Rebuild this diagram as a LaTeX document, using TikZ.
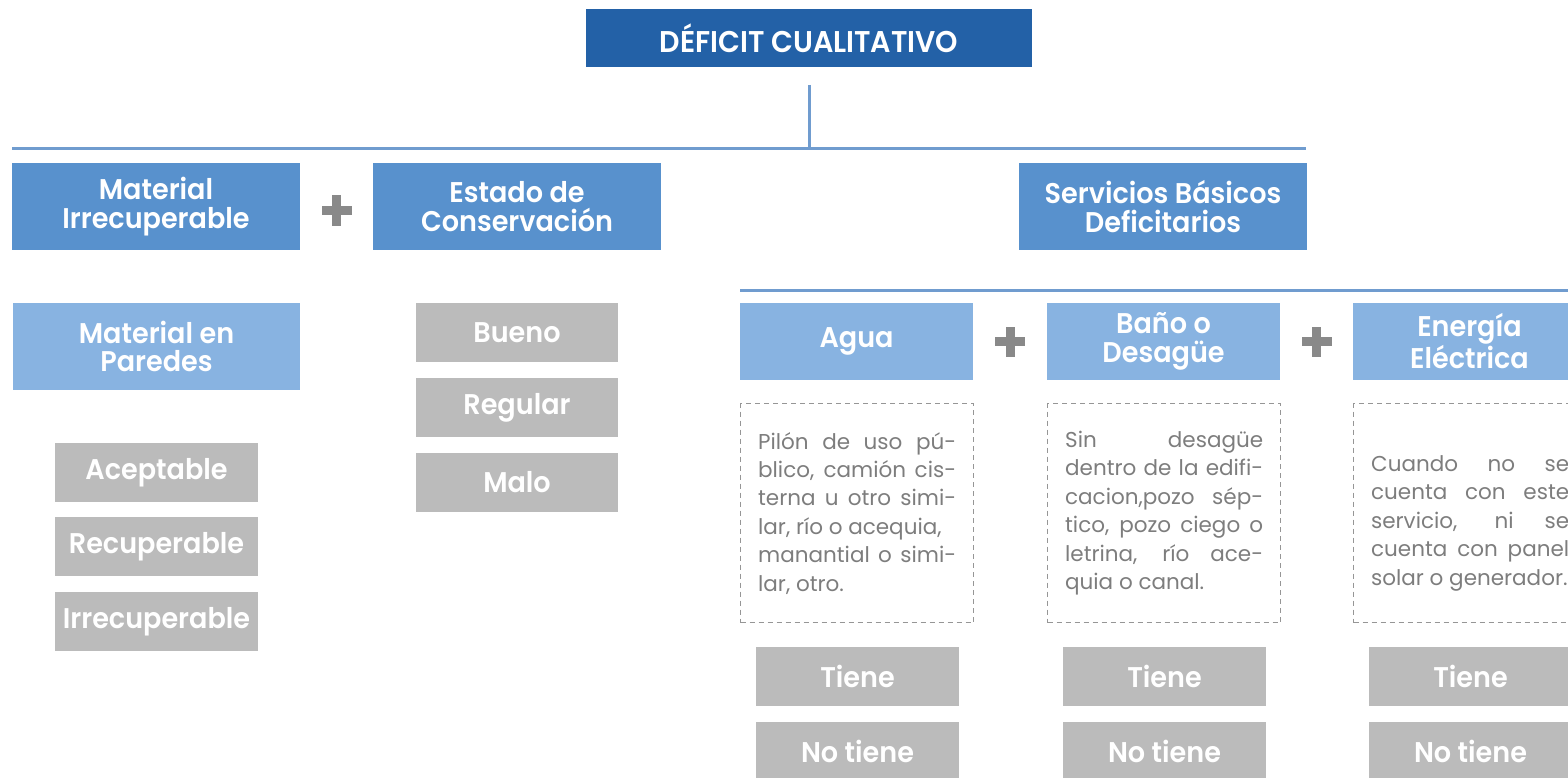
\documentclass[tikz,border=0pt]{standalone}
\usepackage{fontspec}
\setmainfont{Poppins}[BoldFont={Poppins SemiBold},BoldFeatures={FakeStretch=0.95}]
\usetikzlibrary{calc}

\definecolor{titblue}{RGB}{35,97,167}
\definecolor{midblue}{RGB}{88,145,205}
\definecolor{lightblue}{RGB}{136,179,225}
\definecolor{boxgray}{RGB}{187,187,187}
\definecolor{linblue}{RGB}{112,156,207}
\definecolor{plusgray}{RGB}{137,137,137}
\definecolor{txtgray}{RGB}{125,125,125}
\definecolor{dashgray}{RGB}{150,150,150}

\newcommand\jline[1]{\makebox[198pt][s]{#1}}

\tikzset{
  box/.style={anchor=north west,inner sep=0pt,outer sep=0pt,text=white,align=center,
    font=\bfseries\fontsize{28.5}{28.5}\selectfont},
  titlebox/.style={box,fill=titblue,minimum width=446pt,minimum height=58pt,
    font=\bfseries\fontsize{30}{30}\selectfont},
  catbox/.style={box,fill=midblue,minimum width=288pt,minimum height=87pt},
  subbox/.style={box,fill=lightblue,minimum width=233pt,minimum height=77pt},
  optbox/.style={box,fill=boxgray,minimum width=203pt,minimum height=59pt},
  descbox/.style={anchor=north west,draw=dashgray,line width=1.3pt,dash pattern=on 5pt off 4pt,
    minimum width=233pt,minimum height=219pt,inner sep=0pt,text=txtgray,align=left,
    font=\fontsize{21.5}{28.4}\selectfont},
  bar/.style={draw=linblue,line width=3pt},
  plus/.pic={
    \fill[plusgray] (-15,-4.5) rectangle (15,4.5);
    \fill[plusgray] (-4.5,-15) rectangle (4.5,15);
  }
}

\begin{document}
\begin{tikzpicture}[x=1pt,y=-1pt]
\clip (0,0) rectangle (1568,778);

\node[titlebox] (deficit) at (586,9) {DÉFICIT CUALITATIVO};

% primer nivel
\coordinate (barL) at (12,149);
\coordinate (barR) at (1306,149);
\draw[bar] (barL) -- (barR);
\draw[bar] ([yshift=-18pt]deficit.south) -- (deficit.south |- barL);

\node[catbox] (matirr) at (12,163) {Material\\Irrecuperable};
\node[catbox] (estado) at (373,163) {Estado de\\Conservación};
\node[catbox] (servicios) at (1019,163) {Servicios Básicos\\Deficitarios};
\pic at ($(matirr.east)!.5!(estado.west)+(0,4)$) {plus};

% material y estado
\node[subbox,minimum width=287pt,minimum height=87pt] (paredes) at (13,303) {Material en\\Paredes};
\node[optbox] (acept) at (55,443) {Aceptable};
\node[optbox] (recup) at (55,517) {Recuperable};
\node[optbox] (irrec) at (55,592) {Irrecuperable};

\node[optbox,minimum width=202pt] (bueno) at (416,303) {Bueno};
\node[optbox,minimum width=202pt] (regular) at (416,378) {Regular};
\node[optbox,minimum width=202pt] (malo) at (416,453) {Malo};

% servicios basicos
\coordinate (bar2L) at (740,290);
\coordinate (bar2R) at (1600,290);
\draw[bar] (bar2L) -- (bar2R);

\node[subbox] (agua) at (740,303) {Agua};
\node[subbox] (bano) at (1047,303) {Baño o\\Desagüe};
\node[subbox] (energia) at (1353,303) {Energía\\Eléctrica};
\pic at ($(agua.east)!.5!(bano.west)$) {plus};
\pic at ($(bano.east)!.5!(energia.west)$) {plus};

\node[descbox] (txtagua) at (740,403) {\jline{Pilón de uso pú-}\\
  \jline{blico, camión cis-}\\
  \jline{terna u otro simi-}\\
  lar, río o acequia,\\
  \jline{manantial o simi-}\\
  lar, otro.};
\node[descbox] (txtbano) at (1047,403) {\jline{Sin desagüe}\\
  \jline{dentro de la edifi-}\\
  \jline{cacion,pozo sép-}\\
  \jline{tico, pozo ciego o}\\
  \jline{letrina, río ace-}\\
  quia o canal.};
\node[descbox] (txtenergia) at (1353,403) {\rule{0pt}{36pt}\jline{Cuando no se}\\
  \jline{cuenta con este}\\
  \jline{servicio, ni se}\\
  \jline{cuenta con panel}\\
  solar o generador.};

\node[optbox] (tieneA) at (756,647) {Tiene};
\node[optbox] (notieneA) at (756,722) {No tiene};
\node[optbox] (tieneB) at (1063,647) {Tiene};
\node[optbox] (notieneB) at (1063,722) {No tiene};
\node[optbox] (tieneC) at (1369,647) {Tiene};
\node[optbox] (notieneC) at (1369,722) {No tiene};
\end{tikzpicture}
\end{document}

━━━━━━━━━━

(PROBLEM DETAILS)
Repeat the data in full and exactly. Omit pictures.

(RESPONSE TO THE TASK)
Rebuild this diagram as a LaTeX document, using TikZ.
\documentclass[tikz,border=0pt]{standalone}
\usepackage{fontspec}
\setmainfont{Poppins}[BoldFont={Poppins SemiBold},BoldFeatures={FakeStretch=0.95}]
\usetikzlibrary{calc}

\definecolor{titblue}{RGB}{35,97,167}
\definecolor{midblue}{RGB}{88,145,205}
\definecolor{lightblue}{RGB}{136,179,225}
\definecolor{boxgray}{RGB}{187,187,187}
\definecolor{linblue}{RGB}{112,156,207}
\definecolor{plusgray}{RGB}{137,137,137}
\definecolor{txtgray}{RGB}{125,125,125}
\definecolor{dashgray}{RGB}{150,150,150}

\newcommand\jline[1]{\makebox[198pt][s]{#1}}

\tikzset{
  box/.style={anchor=north west,inner sep=0pt,outer sep=0pt,text=white,align=center,
    font=\bfseries\fontsize{28.5}{28.5}\selectfont},
  titlebox/.style={box,fill=titblue,minimum width=446pt,minimum height=58pt,
    font=\bfseries\fontsize{30}{30}\selectfont},
  catbox/.style={box,fill=midblue,minimum width=288pt,minimum height=87pt},
  subbox/.style={box,fill=lightblue,minimum width=233pt,minimum height=77pt},
  optbox/.style={box,fill=boxgray,minimum width=203pt,minimum height=59pt},
  descbox/.style={anchor=north west,draw=dashgray,line width=1.3pt,dash pattern=on 5pt off 4pt,
    minimum width=233pt,minimum height=219pt,inner sep=0pt,text=txtgray,align=left,
    font=\fontsize{21.5}{28.4}\selectfont},
  bar/.style={draw=linblue,line width=3pt},
  plus/.pic={
    \fill[plusgray] (-15,-4.5) rectangle (15,4.5);
    \fill[plusgray] (-4.5,-15) rectangle (4.5,15);
  }
}

\begin{document}
\begin{tikzpicture}[x=1pt,y=-1pt]
\clip (0,0) rectangle (1568,778);

\node[titlebox] (deficit) at (586,9) {DÉFICIT CUALITATIVO};

% primer nivel
\coordinate (barL) at (12,149);
\coordinate (barR) at (1306,149);
\draw[bar] (barL) -- (barR);
\draw[bar] ([yshift=-18pt]deficit.south) -- (deficit.south |- barL);

\node[catbox] (matirr) at (12,163) {Material\\Irrecuperable};
\node[catbox] (estado) at (373,163) {Estado de\\Conservación};
\node[catbox] (servicios) at (1019,163) {Servicios Básicos\\Deficitarios};
\pic at ($(matirr.east)!.5!(estado.west)+(0,4)$) {plus};

% material y estado
\node[subbox,minimum width=287pt,minimum height=87pt] (paredes) at (13,303) {Material en\\Paredes};
\node[optbox] (acept) at (55,443) {Aceptable};
\node[optbox] (recup) at (55,517) {Recuperable};
\node[optbox] (irrec) at (55,592) {Irrecuperable};

\node[optbox,minimum width=202pt] (bueno) at (416,303) {Bueno};
\node[optbox,minimum width=202pt] (regular) at (416,378) {Regular};
\node[optbox,minimum width=202pt] (malo) at (416,453) {Malo};

% servicios basicos
\coordinate (bar2L) at (740,290);
\coordinate (bar2R) at (1600,290);
\draw[bar] (bar2L) -- (bar2R);

\node[subbox] (agua) at (740,303) {Agua};
\node[subbox] (bano) at (1047,303) {Baño o\\Desagüe};
\node[subbox] (energia) at (1353,303) {Energía\\Eléctrica};
\pic at ($(agua.east)!.5!(bano.west)$) {plus};
\pic at ($(bano.east)!.5!(energia.west)$) {plus};

\node[descbox] (txtagua) at (740,403) {\jline{Pilón de uso pú-}\\
  \jline{blico, camión cis-}\\
  \jline{terna u otro simi-}\\
  lar, río o acequia,\\
  \jline{manantial o simi-}\\
  lar, otro.};
\node[descbox] (txtbano) at (1047,403) {\jline{Sin desagüe}\\
  \jline{dentro de la edifi-}\\
  \jline{cacion,pozo sép-}\\
  \jline{tico, pozo ciego o}\\
  \jline{letrina, río ace-}\\
  quia o canal.};
\node[descbox] (txtenergia) at (1353,403) {\rule{0pt}{36pt}\jline{Cuando no se}\\
  \jline{cuenta con este}\\
  \jline{servicio, ni se}\\
  \jline{cuenta con panel}\\
  solar o generador.};

\node[optbox] (tieneA) at (756,647) {Tiene};
\node[optbox] (notieneA) at (756,722) {No tiene};
\node[optbox] (tieneB) at (1063,647) {Tiene};
\node[optbox] (notieneB) at (1063,722) {No tiene};
\node[optbox] (tieneC) at (1369,647) {Tiene};
\node[optbox] (notieneC) at (1369,722) {No tiene};
\end{tikzpicture}
\end{document}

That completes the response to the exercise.